Hawks, Warriors embody new school

ByETHAN SHERWOOD STRAUSS
March 18, 2015, 8:10 PM

— -- When critics dismiss the June prospects of the conference-leading Atlanta Hawks and Golden State Warriors, they look not to the future but to the past:

"The Warriors are a jump-shooting team that lacks deep playoff experience."

The latter charge holds some weight with so many past champions steeped in postseason memories.

"The Hawks don't have a superstar, the defining feature of many a title winner."

That's also true. Atlanta is powered by mere stars.

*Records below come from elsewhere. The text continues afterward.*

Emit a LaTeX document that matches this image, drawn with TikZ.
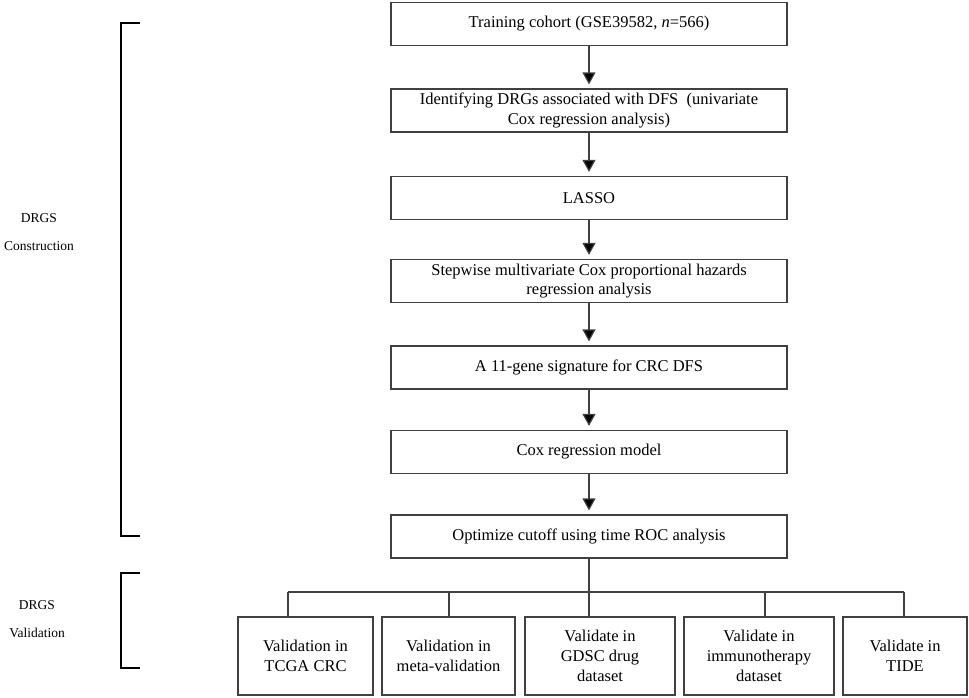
\documentclass[tikz,border=0pt]{standalone}
\usepackage{fontspec}
\setmainfont{Liberation Serif}
\usepackage{tikz}
\usetikzlibrary{positioning, arrows.meta}

\begin{document}
\begin{tikzpicture}[x=1pt,y=-1pt,
  stepbox/.style={draw=black!75, line width=1.2pt, minimum width=396pt, minimum height=43pt, align=center, inner sep=2pt, font=\fontsize{16.5}{19.5}\selectfont},
  valbox/.style={draw=black!75, line width=1.2pt, minimum height=78pt, align=center, inner sep=2pt, font=\fontsize{16.5}{20}\selectfont},
  arr/.style={draw=black!75, line width=1.2pt, shorten >=4pt, -{Triangle[length=12pt,width=13pt,fill=black]}},
  link/.style={draw=black!75, line width=1.2pt},
  brk/.style={line width=2pt, black},
  side/.style={align=center, font=\fontsize{13.5}{28}\selectfont}]
\useasboundingbox (0,0) rectangle (969,697);

% construction steps
\node[stepbox] (train) at (589,24) {Training cohort (GSE39582, \textit{n}=566)};
\node[stepbox] (univ) at (589,110.5) {Identifying DRGs associated with DFS\ \ (univariate\\Cox regression analysis)};
\node[stepbox] (lasso) at (589,198) {LASSO};
\node[stepbox] (step) at (589,281) {Stepwise multivariate Cox proportional hazards\\regression analysis};
\node[stepbox] (sig) at (589,367.5) {A 11-gene signature for CRC DFS};
\node[stepbox] (model) at (589,452) {Cox regression model};
\node[stepbox] (opt) at (589,536.5) {Optimize cutoff using time ROC analysis};

% arrows between steps
\foreach \a/\b in {train/univ, univ/lasso, lasso/step, step/sig, sig/model, model/opt}{
  \draw[arr] (\a.south) -- (\b.north);
}

% validation boxes
\node[valbox, minimum width=135pt] (tcga) at (305.5,656) {Validation in\\TCGA CRC};
\node[valbox, minimum width=133pt] (meta) at (448.5,656) {Validation in\\meta-validation};
\node[valbox, minimum width=150pt] (gdsc) at (600,656) {Validate in\\GDSC drug\\dataset};
\node[valbox, minimum width=150pt] (immu) at (759,656) {Validate in\\immunotherapy\\dataset};
\node[valbox, minimum width=124pt] (tide) at (905,656) {Validate in\\TIDE};

% branching lines
\coordinate (d1) at (288,592);
\coordinate (d2) at (449,592);
\coordinate (d3) at (589,592);
\coordinate (d4) at (765,592);
\coordinate (d5) at (904,592);
\draw[link] (opt.south) -- (d3);
\draw[link] (d1) -- (d5);
\foreach \d/\n in {d1/tcga, d2/meta, d3/gdsc, d4/immu, d5/tide}{
  \draw[link] (\d) -- (\d |- \n.north);
}

% brackets
\draw[brk] (140,23) -- (121,23) -- (121,536) -- (140,536);
\draw[brk] (140,573) -- (121,573) -- (121,668) -- (140,668);
\node[side] (cons) at (39,232) {DRGS\\Construction};
\node[side] (vali) at (37,619) {DRGS\\Validation};
\end{tikzpicture}
\end{document}
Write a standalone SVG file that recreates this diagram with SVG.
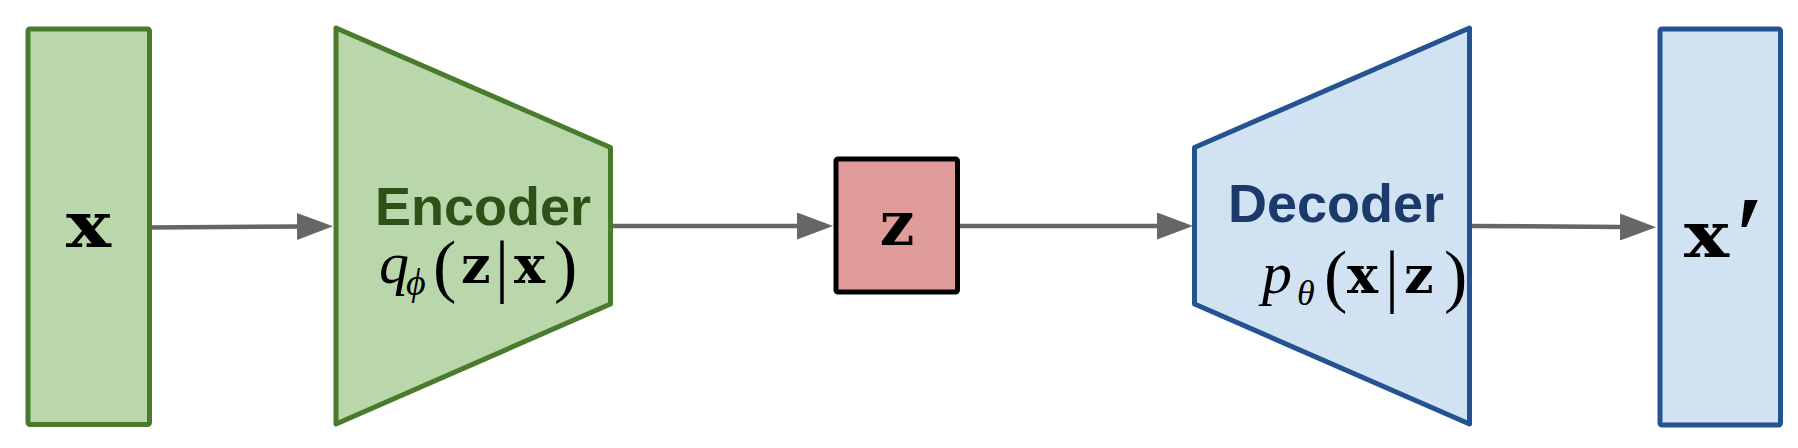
<svg xmlns="http://www.w3.org/2000/svg" width="1798" height="448" viewBox="0 0 1798 448">
<style>
.g{fill:#bad7ab;stroke:#4a7a2b;stroke-width:5;stroke-linejoin:round}
.b{fill:#d1e2f2;stroke:#245392;stroke-width:5;stroke-linejoin:round}
.r{fill:#e09b9b;stroke:#000;stroke-width:5;stroke-linejoin:round}
.lbl{font-family:"Liberation Sans",Arial,sans-serif;font-weight:bold;font-size:54px}
.bm{font-family:"DejaVu Serif",serif;font-weight:bold;fill:#000}
.it{font-family:"Liberation Serif","DejaVu Serif",serif;font-style:italic;fill:#000}
.rm{font-family:"Liberation Serif",serif;fill:#000}
.c{stroke:#666;stroke-width:4.5;fill:none;marker-end:url(#ah)}
</style>
<defs>
<marker id="ah" markerUnits="userSpaceOnUse" markerWidth="36" markerHeight="27" refX="2" refY="13.5" orient="auto">
<path d="M0,0 L36,13.5 L0,27 Z" fill="#666"/>
</marker>
</defs>
<g id="connectors">
<line class="c" x1="149" y1="227.5" x2="299" y2="226.5"/>
<line class="c" x1="611" y1="226" x2="799" y2="226"/>
<line class="c" x1="958" y1="226" x2="1159" y2="226"/>
<line class="c" x1="1470" y1="226" x2="1622" y2="227"/>
</g>
<g id="input-x">
<rect class="g" x="28" y="29" width="121.5" height="395.5" rx="2"/>
<text class="bm" transform="translate(88.5,247) scale(1.18,1)" x="0" y="0" font-size="64" text-anchor="middle">x</text>
</g>
<g id="encoder">
<polygon class="g" points="336,28 610.5,147.5 610.5,304 336,424"/>
<text class="lbl" x="375" y="225" fill="#2c5217">Encoder</text>
<text y="283"><tspan class="it" x="379" font-size="60">q</tspan><tspan class="it" x="406" y="295" font-size="38">ϕ</tspan><tspan class="rm" x="433" y="289" font-size="70">(</tspan><tspan class="bm" x="461" y="283" font-size="52">z</tspan><tspan class="rm" x="495" y="289" font-size="70">|</tspan><tspan class="bm" x="514" y="283" font-size="52">x</tspan><tspan class="rm" x="554" y="289" font-size="70">)</tspan></text>
</g>
<g id="latent-z">
<rect class="r" x="836" y="159" width="121.5" height="133" rx="2"/>
<text class="bm" x="897" y="245" font-size="61" text-anchor="middle">z</text>
</g>
<g id="decoder">
<polygon class="b" points="1194.5,147.5 1469.5,28 1469.5,424 1194.5,304"/>
<text class="lbl" x="1228" y="222" fill="#1b3a6b">Decoder</text>
<text y="293"><tspan class="it" x="1262" font-size="60">p</tspan><tspan class="it" x="1297" y="305" font-size="36">θ</tspan><tspan class="rm" x="1324" y="299" font-size="70">(</tspan><tspan class="bm" x="1347" y="293" font-size="52">x</tspan><tspan class="rm" x="1385" y="299" font-size="70">|</tspan><tspan class="bm" x="1404" y="293" font-size="52">z</tspan><tspan class="rm" x="1444" y="299" font-size="70">)</tspan></text>
</g>
<g id="output-x-prime">
<rect class="b" x="1660" y="29" width="120.5" height="396" rx="2"/>
<text transform="translate(1684,257) scale(1.18,1)" y="0"><tspan class="bm" x="0" font-size="64">x</tspan><tspan class="rm" x="43" y="18" font-size="115">′</tspan></text>
</g>
</svg>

But while the past is a good guide to what typically works, it can blind you to imminent change. There's that old saying about how generals always fight the last war. Technology warps the battlefield in ways these generals can't predict, as they draw on quickly outdated experience. France began World War I employing the Napoleonic-era tactic of bayonet charges -- the battlefield equivalent of isolation post-ups. (Spoiler alert: It worked about as well as Flip Saunders' curmudgeonly rejection of 3-pointers.)

As Warriors coach Steve Kerr says, when asked if a jump-shooting team can win a title, "the game has changed." The game has indeed changed. Three-pointers are in, isolation post-ups are out. Hero ball is out, moving the ball is in.

The strong side, i.e., the side of the floor where the ball is, used to host almost all action on a court. This was especially true in the old days when a ban on "illegal defense" allowed post-up players plenty of space on the strong side. Throw it down to your center and watch him go to work as tumbleweeds trundle through the neglected weak side.

Now the weak side has never been stronger, and Kyle Korver is its patron saint. The once-ignored weak side is where a defense gets yanked around by shooters, as it simultaneously attempts to thwart drives on the strong side. Atlanta's weakside movement has it on the forefront of the Weakside Movement.

The Warriors are playing catch-up, to hear Kerr tell it.

"They get to the next level of their offense," he said of Atlanta's multilayered attack. "We take away the first option, they automatically get to the second. You take that one, they automatically and fluidly get to the third option. Very few teams do that. We don't. We're not there yet. ... 

That's why the Hawks and Warriors don't look like contenders of the past: because they're the future.